WORK INSTRUCTIONS: Exactly the lines from the start of the data below through the line that contains "from matplotlib.patches import Rectangle" are to be copied, with pictures left out.

AVAILABLE DATA:
╭──
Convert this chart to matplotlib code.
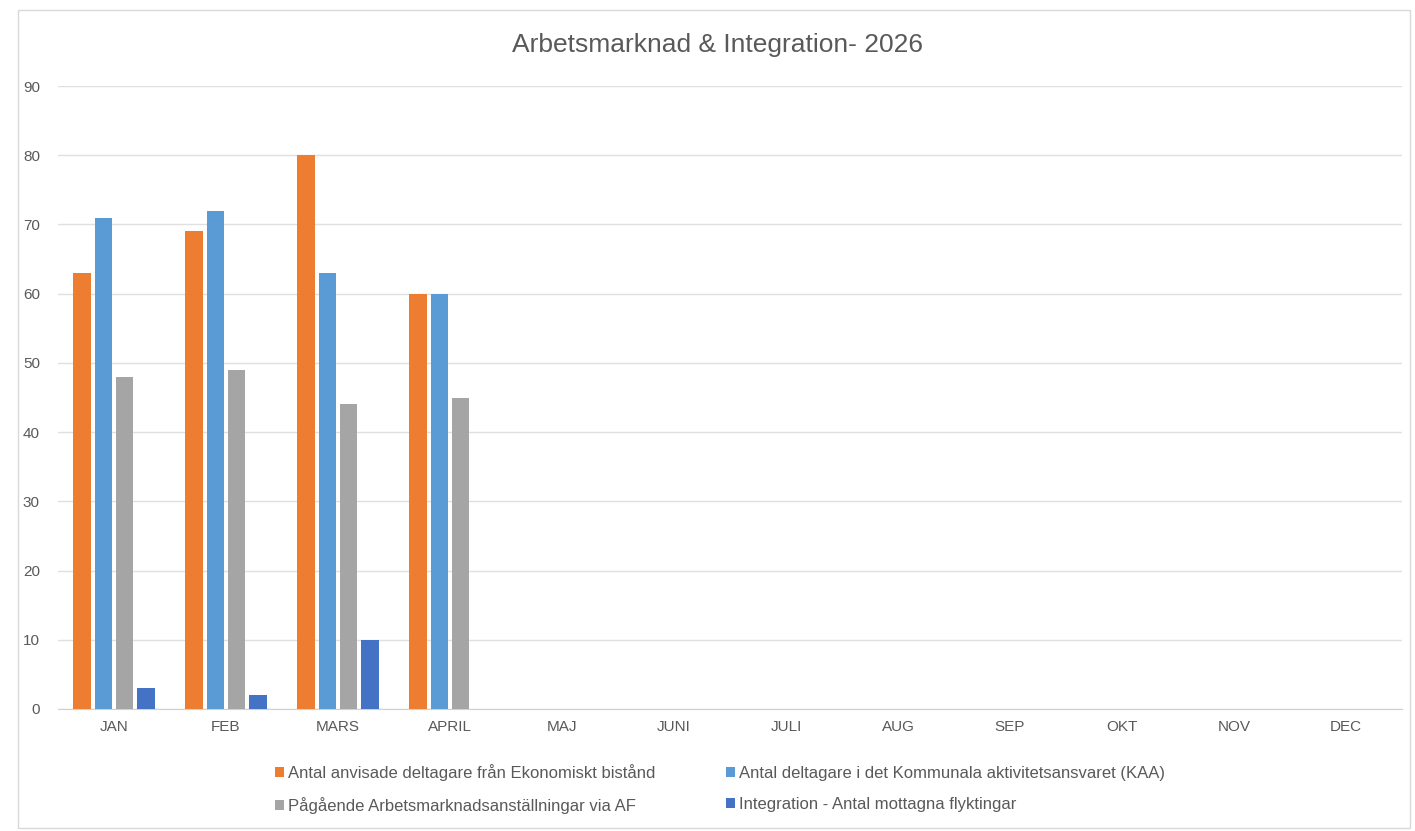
import numpy as np
import matplotlib
matplotlib.use('Agg')
matplotlib.rcParams['font.family'] = ['Liberation Sans', 'DejaVu Sans']
from matplotlib import pyplot as plt
from matplotlib.patches import Rectangle

months = ['JAN', 'FEB', 'MARS', 'APRIL', 'MAJ', 'JUNI', 'JULI', 'AUG', 'SEP', 'OKT', 'NOV', 'DEC']
series_names = [
    'Antal anvisade deltagare från Ekonomiskt bistånd',
    'Antal deltagare i det Kommunala aktivitetsansvaret (KAA)',
    'Pågående Arbetsmarknadsanställningar via AF',
    'Integration - Antal mottagna flyktingar',
]
ekonomiskt = [63, 69, 80, 60]
kaa = [71, 72, 63, 60]
af = [48, 49, 44, 45]
integration = [3, 2, 10, 0]
colors = ['#ED7D31', '#5B9BD5', '#A5A5A5', '#4472C4']

fig = plt.figure(figsize=(14.15, 8.31), dpi=100)
# thin chart border like Excel
fig.patches.append(Rectangle((18 / 1415, 3 / 831), 1392 / 1415, 818 / 831, transform=fig.transFigure,
                             fill=False, edgecolor='#D9D9D9', linewidth=1))
ax = fig.add_axes([58 / 1415, 1 - 709 / 831, 1344 / 1415, 623 / 831])

x = np.arange(len(months))
slot = 0.19
width = 0.155
data = [ekonomiskt, kaa, af, integration]
for i, (vals, c, name) in enumerate(zip(data, colors, series_names)):
    xs = x[:len(vals)] + (i - 1.5) * slot
    ax.bar(xs, vals, width=width, color=c, label=name, zorder=3)

ax.set_xlim(-0.5, len(months) - 0.5)
ax.set_ylim(0, 90)
ax.set_yticks(range(0, 91, 10))
ax.set_xticks(x)
ax.set_xticklabels(months)
ax.tick_params(axis='both', length=0, labelsize=11, colors='#595959')
ax.xaxis.set_tick_params(pad=8)
ax.yaxis.set_tick_params(pad=13)
ax.yaxis.grid(True, color='#E0E0E0', linewidth=1, zorder=0)
for s in ['top', 'right', 'left']:
    ax.spines[s].set_visible(False)
ax.spines['bottom'].set_color('#D0D0D0')

fig.text(718 / 1415, 1 - 45 / 831, 'Arbetsmarknad & Integration- 2026', ha='center', va='center',
         fontsize=19, color='#595959')

handles, labels = ax.get_legend_handles_labels()
order = [0, 2, 1, 3]
fig.legend([handles[k] for k in order], [labels[k] for k in order], ncol=2, loc='center',
           bbox_to_anchor=(720 / 1415, 1 - 789 / 831),
           frameon=False, fontsize=12, labelcolor='#595959', handlelength=0.55, handleheight=0.55,
           handletextpad=0.25, columnspacing=4.2, labelspacing=1.0)

plt.savefig('out.png')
╰──
ANSWER BELOW:
Convert this chart to matplotlib code.
import numpy as np
import matplotlib
matplotlib.use('Agg')
matplotlib.rcParams['font.family'] = ['Liberation Sans', 'DejaVu Sans']
from matplotlib import pyplot as plt
from matplotlib.patches import Rectangle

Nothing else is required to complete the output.